[Entries with chart source code]
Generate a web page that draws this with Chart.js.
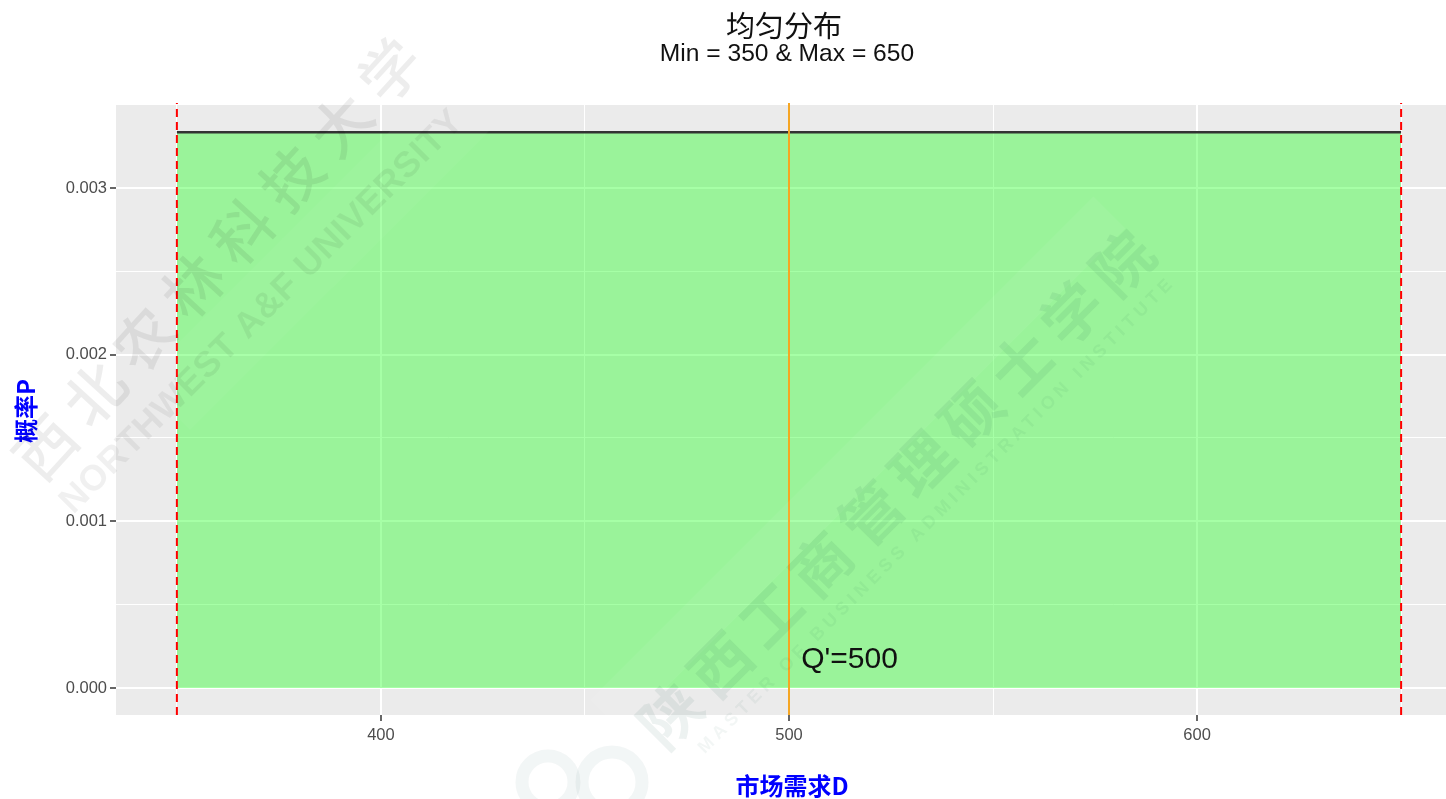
<!DOCTYPE html>
<html>
<head>
<meta charset="utf-8">
<style>
  body { margin: 0; background: #fff; }
  canvas { display: block; }
</style>
<script src="https://cdn.jsdelivr.net/npm/chart.js@4"></script>
</head>
<body>
<canvas id="uniform" width="1446" height="799"></canvas>
<script>
// data
let densityX = [350, 650]
let densityY = [0.003335, 0.003335]
let minLineX = [350, 350]
let maxLineX = [650, 650]
let orderLineX = [500, 500]
let lineY = [-0.000162, 0.00351]
let xTicks = [350, 400, 450, 500, 550, 600, 650]
let xLabels = ['', '400', '', '500', '', '600', '']
let yTicks = [0, 0.0005, 0.001, 0.0015, 0.002, 0.0025, 0.003]
let yLabels = ['0.000', '', '0.001', '', '0.002', '', '0.003']

const latin = '"Liberation Sans", Arial, sans-serif'
const cjk = '"Noto Sans CJK SC", "Liberation Sans", sans-serif'

function toPoints(xs, ys) {
  return xs.map((x, i) => ({ x: x, y: ys[i] }))
}

function rotatedText(ctx, text, x, y, angle, font, color, spacing) {
  ctx.save()
  ctx.translate(x, y)
  ctx.rotate(angle)
  ctx.font = font
  ctx.fillStyle = color
  ctx.letterSpacing = spacing || '0px'
  ctx.textAlign = 'center'
  ctx.textBaseline = 'middle'
  ctx.fillText(text, 0, 0)
  ctx.restore()
}

// grey ggplot panel behind the grid
let panel = {
  id: 'panel',
  beforeDraw(chart) {
    let a = chart.chartArea
    chart.ctx.fillStyle = '#EBEBEB'
    chart.ctx.fillRect(a.left, a.top, a.right - a.left, a.bottom - a.top)
  }
}

// titles and the Q' label
let labels = {
  id: 'labels',
  afterDatasetsDraw(chart) {
    let ctx = chart.ctx
    let x = chart.scales.x
    let y = chart.scales.y
    rotatedText(ctx, '均匀分布', 784, 26, 0, '29px ' + cjk, '#111')
    rotatedText(ctx, 'Min = 350 & Max = 650', 787, 54, 0, '24.6px ' + latin, '#111')
    rotatedText(ctx, '市场需求D', 792, 786, 0, 'bold 24px ' + cjk, '#0000FF')
    rotatedText(ctx, '概率P', 26, 411, -Math.PI / 2, 'bold 24px ' + cjk, '#0000FF')
    ctx.save()
    ctx.font = '30px ' + latin
    ctx.fillStyle = '#111'
    ctx.textBaseline = 'alphabetic'
    ctx.fillText("Q'=500", x.getPixelForValue(503), y.getPixelForValue(0.00012))
    ctx.restore()
  }
}

// faint school watermark lying over the whole picture
let watermark = {
  id: 'watermark',
  afterDraw(chart) {
    let ctx = chart.ctx
    let angle = -Math.PI / 4
    ctx.save()
    ctx.fillStyle = 'rgba(255,255,255,0.06)'
    ctx.translate(590, 700)
    ctx.rotate(angle)
    ctx.fillRect(0, 0, 712, 45)
    ctx.restore()
    ctx.save()
    ctx.fillStyle = 'rgba(255,255,255,0.04)'
    ctx.translate(190, 430)
    ctx.rotate(angle)
    ctx.fillRect(0, -70, 424, 70)
    ctx.restore()
    rotatedText(ctx, '西北农林科技大学', 222, 254, -0.83, '500 60px ' + cjk, 'rgba(0,0,0,0.07)', '13px')
    rotatedText(ctx, 'NORTHWEST A&F UNIVERSITY', 262, 312, angle, 'bold 36px ' + latin, 'rgba(0,0,0,0.06)', '0.5px')
    rotatedText(ctx, '陕西工商管理硕士学院', 900, 485, angle, 'bold 60px ' + cjk, 'rgba(0,70,50,0.07)', '11px')
    rotatedText(ctx, 'MASTER OF BUSINESS ADMINISTRATION INSTITUTE', 937, 515, angle, 'bold 18px ' + latin, 'rgba(0,70,50,0.05)', '4.8px')
    ctx.strokeStyle = 'rgba(0,70,80,0.05)'
    ctx.lineWidth = 13
    ctx.beginPath()
    ctx.arc(548, 782, 26, 0, Math.PI * 2)
    ctx.stroke()
    ctx.beginPath()
    ctx.arc(612, 782, 30, 0, Math.PI * 2)
    ctx.stroke()
  }
}

let uniform = new Chart(document.querySelector('#uniform').getContext('2d'), {
  type: 'line',
  data: {
    datasets: [
      {
        data: toPoints(densityX, densityY),
        borderColor: '#333333',
        borderWidth: 2.5,
        backgroundColor: 'rgba(32,255,32,0.4)',
        fill: 'origin',
        pointRadius: 0,
        order: 3
      },
      {
        data: toPoints(minLineX, lineY),
        borderColor: '#FF0000',
        borderWidth: 2,
        borderDash: [8, 5],
        pointRadius: 0,
        clip: false,
        order: 2
      },
      {
        data: toPoints(maxLineX, lineY),
        borderColor: '#FF0000',
        borderWidth: 2,
        borderDash: [8, 5],
        pointRadius: 0,
        clip: false,
        order: 2
      },
      {
        data: toPoints(orderLineX, lineY),
        borderColor: '#F5A623',
        borderWidth: 2,
        pointRadius: 0,
        clip: false,
        order: 1
      }
    ]
  },
  options: {
    responsive: false,
    animation: false,
    layout: { padding: { top: 105, left: 0, right: 0, bottom: 0 } },
    plugins: {
      legend: { display: false },
      title: { display: false },
      tooltip: { enabled: false }
    },
    scales: {
      x: {
        type: 'linear',
        min: 335.08,
        max: 661,
        afterBuildTicks(scale) {
          scale.ticks = xTicks.map(v => ({ value: v }))
        },
        afterFit(scale) {
          scale.height = 84
        },
        border: { display: false },
        grid: {
          color: '#FFFFFF',
          lineWidth: c => (xLabels[xTicks.indexOf(c.tick.value)] ? 2 : 1),
          tickColor: c => (xLabels[xTicks.indexOf(c.tick.value)] ? '#333333' : 'rgba(0,0,0,0)'),
          tickWidth: 1.5,
          tickLength: 6
        },
        ticks: {
          autoSkip: false,
          maxRotation: 0,
          padding: 5,
          color: '#4D4D4D',
          font: { family: latin, size: 16.5 },
          callback: v => xLabels[xTicks.indexOf(v)]
        }
      },
      y: {
        min: -0.000162,
        max: 0.003498,
        afterBuildTicks(scale) {
          scale.ticks = yTicks.map(v => ({ value: v }))
        },
        afterFit(scale) {
          scale.width = 116
        },
        border: { display: false },
        grid: {
          color: '#FFFFFF',
          lineWidth: c => (yLabels[yTicks.indexOf(c.tick.value)] ? 2 : 1),
          tickColor: c => (yLabels[yTicks.indexOf(c.tick.value)] ? '#333333' : 'rgba(0,0,0,0)'),
          tickWidth: 1.5,
          tickLength: 6
        },
        ticks: {
          autoSkip: false,
          padding: 3,
          color: '#4D4D4D',
          font: { family: latin, size: 16.5 },
          callback: v => yLabels[yTicks.indexOf(v)]
        }
      }
    }
  },
  plugins: [panel, labels, watermark]
})
</script>
</body>
</html>
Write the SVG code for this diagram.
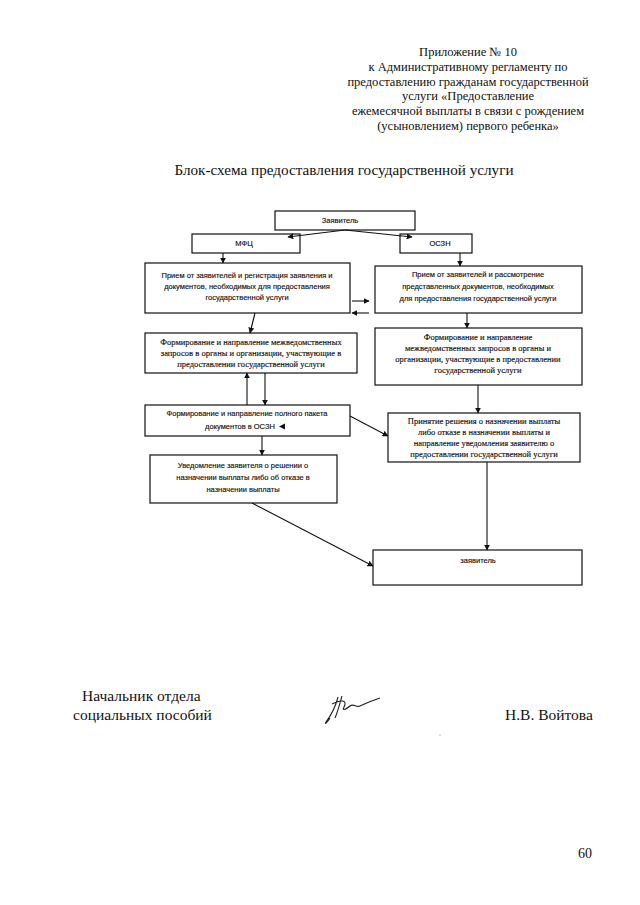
<svg xmlns="http://www.w3.org/2000/svg" width="640" height="905" viewBox="0 0 640 905">
<defs>
<marker id="ah" viewBox="0 0 10 10" refX="9" refY="5" markerWidth="6" markerHeight="6" orient="auto" markerUnits="userSpaceOnUse">
<path d="M0,0 L10,5 L0,10 z" fill="#111"/>
</marker>
<style>
.hdr{font-family:"Liberation Serif","Times New Roman",serif;font-size:12.5px;fill:#111;text-anchor:middle}
.ttl{font-family:"Liberation Serif","Times New Roman",serif;font-size:15.2px;fill:#111;text-anchor:middle}
.sig{font-family:"Liberation Serif","Times New Roman",serif;font-size:15.5px;fill:#111}
.box{fill:#fff;stroke:#111;stroke-width:1.2}
.ss{font-family:"Liberation Sans",Arial,sans-serif;font-size:7.5px;fill:#111;stroke:#111;stroke-width:0.15;text-anchor:middle}
.sr{font-family:"Liberation Serif","Times New Roman",serif;font-size:8.5px;fill:#111;stroke:#111;stroke-width:0.15;text-anchor:middle}
.ln{stroke:#111;stroke-width:1.1;fill:none}
</style>
</defs>
<rect width="640" height="905" fill="#fff"/>

<g id="header">
<text class="hdr" x="468" y="56">Приложение № 10</text>
<text class="hdr" x="468" y="71">к Административному регламенту по</text>
<text class="hdr" x="468" y="86">предоставлению гражданам государственной</text>
<text class="hdr" x="468" y="100">услуги «Предоставление</text>
<text class="hdr" x="468" y="115">ежемесячной выплаты в связи с рождением</text>
<text class="hdr" x="468" y="130">(усыновлением) первого ребенка»</text>
</g>

<g id="title">
<text class="ttl" x="344" y="175">Блок-схема предоставления государственной услуги</text>
</g>

<g id="n-applicant">
<rect class="box" x="275" y="211" width="140" height="19"/>
<text class="ss" x="340" y="223">Заявитель</text>
</g>
<g id="n-mfc">
<rect class="box" x="192" y="234" width="108" height="19"/>
<text class="ss" x="244" y="246">МФЦ</text>
</g>
<g id="n-oszn">
<rect class="box" x="400" y="234" width="72" height="19"/>
<text class="ss" x="440" y="246">ОСЗН</text>
</g>

<g id="n-l1">
<rect class="box" x="145" y="263" width="205" height="50"/>
<text class="ss" x="247" y="278">Прием от заявителей и регистрация заявления и</text>
<text class="ss" x="247" y="289">документов, необходимых для предоставления</text>
<text class="ss" x="247" y="300">государственной услуги</text>
</g>
<g id="n-l2">
<rect class="box" x="145" y="333" width="212" height="40"/>
<text class="sr" x="251" y="345">Формирование и направление межведомственных</text>
<text class="sr" x="251" y="356">запросов в органы и организации, участвующие в</text>
<text class="sr" x="251" y="367">предоставлении государственной услуги</text>
</g>
<g id="n-l3">
<rect class="box" x="145" y="405" width="205" height="31"/>
<text class="ss" x="247" y="416">Формирование и направление полного пакета</text>
<text class="ss" x="240" y="429">документов в ОСЗН</text>
<path d="M279,426.5 L285,423.5 L285,429.5 z" fill="#111"/>
</g>
<g id="n-l4">
<rect class="box" x="150" y="455" width="187" height="48"/>
<text class="ss" x="243" y="468">Уведомление заявителя о решении о</text>
<text class="ss" x="243" y="480">назначении выплаты либо об отказе в</text>
<text class="ss" x="243" y="492">назначении выплаты</text>
</g>

<g id="n-r1">
<rect class="box" x="375" y="266" width="207" height="47"/>
<text class="ss" x="478" y="277">Прием от заявителей и рассмотрение</text>
<text class="ss" x="478" y="289">представленных  документов, необходимых</text>
<text class="ss" x="478" y="301">для предоставления государственной услуги</text>
</g>
<g id="n-r2">
<rect class="box" x="375" y="328" width="207" height="57"/>
<text class="sr" x="478" y="340">Формирование и направление</text>
<text class="sr" x="478" y="351">межведомственных запросов в органы и</text>
<text class="sr" x="478" y="362">организации, участвующие в предоставлении</text>
<text class="sr" x="478" y="373">государственной услуги</text>
</g>
<g id="n-r3">
<rect class="box" x="388" y="413" width="192" height="49"/>
<text class="sr" x="484" y="424">Принятие решения о назначении выплаты</text>
<text class="sr" x="484" y="435">либо отказе в назначении выплаты и</text>
<text class="sr" x="484" y="446">направление уведомления заявителю о</text>
<text class="sr" x="484" y="457">предоставлении государственной услуги</text>
</g>
<g id="n-r4">
<rect class="box" x="373" y="550" width="209" height="35"/>
<text class="ss" x="478" y="563">заявитель</text>
</g>

<g id="connectors">
<line class="ln" x1="345" y1="230" x2="288" y2="237" marker-end="url(#ah)"/>
<line class="ln" x1="345" y1="230" x2="412" y2="237" marker-end="url(#ah)"/>
<line class="ln" x1="223" y1="253" x2="223" y2="263" marker-end="url(#ah)"/>
<line class="ln" x1="460" y1="253" x2="460" y2="266" marker-end="url(#ah)"/>
<line class="ln" x1="352" y1="301" x2="369" y2="301" marker-end="url(#ah)"/>
<line class="ln" x1="369" y1="313" x2="352" y2="313" marker-end="url(#ah)"/>
<line class="ln" x1="255" y1="313" x2="250" y2="333" marker-end="url(#ah)"/>
<line class="ln" x1="467" y1="313" x2="467" y2="328" marker-end="url(#ah)"/>
<line class="ln" x1="247" y1="405" x2="247" y2="373" marker-end="url(#ah)"/>
<line class="ln" x1="265" y1="373" x2="265" y2="405" marker-end="url(#ah)"/>
<line class="ln" x1="478" y1="385" x2="478" y2="413" marker-end="url(#ah)"/>
<line class="ln" x1="350" y1="416" x2="388" y2="436" marker-end="url(#ah)"/>
<line class="ln" x1="262" y1="436" x2="262" y2="455" marker-end="url(#ah)"/>
<line class="ln" x1="487" y1="462" x2="487" y2="550" marker-end="url(#ah)"/>
<line class="ln" x1="252" y1="503" x2="373" y2="566" marker-end="url(#ah)"/>
</g>

<g id="signature-block">
<text class="sig" x="82" y="701">Начальник отдела</text>
<text class="sig" x="73" y="720">социальных пособий</text>
<text class="sig" x="505" y="720">Н.В. Войтова</text>
<path d="M338,697 C336,705 332,714 326,722 C324,725 327,723 330,718 M342,696 C340,703 338,711 335,718 M332,704 C340,700 348,699 344,707 C342,711 345,710 350,706 C354,703 356,708 360,706 C366,703 372,701 380,698" fill="none" stroke="#222" stroke-width="1.1"/>
<circle cx="440" cy="735" r="0.6" fill="#666"/>
</g>

<g id="page-number">
<text class="sig" x="578" y="858" style="font-size:14px">60</text>
</g>
</svg>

WRITTEN PROBLEM:
Filter the data, keeping only the lines that contain "page".

RESPONSE:
Generate a web page that draws this with Chart.js.
<g id="page-number">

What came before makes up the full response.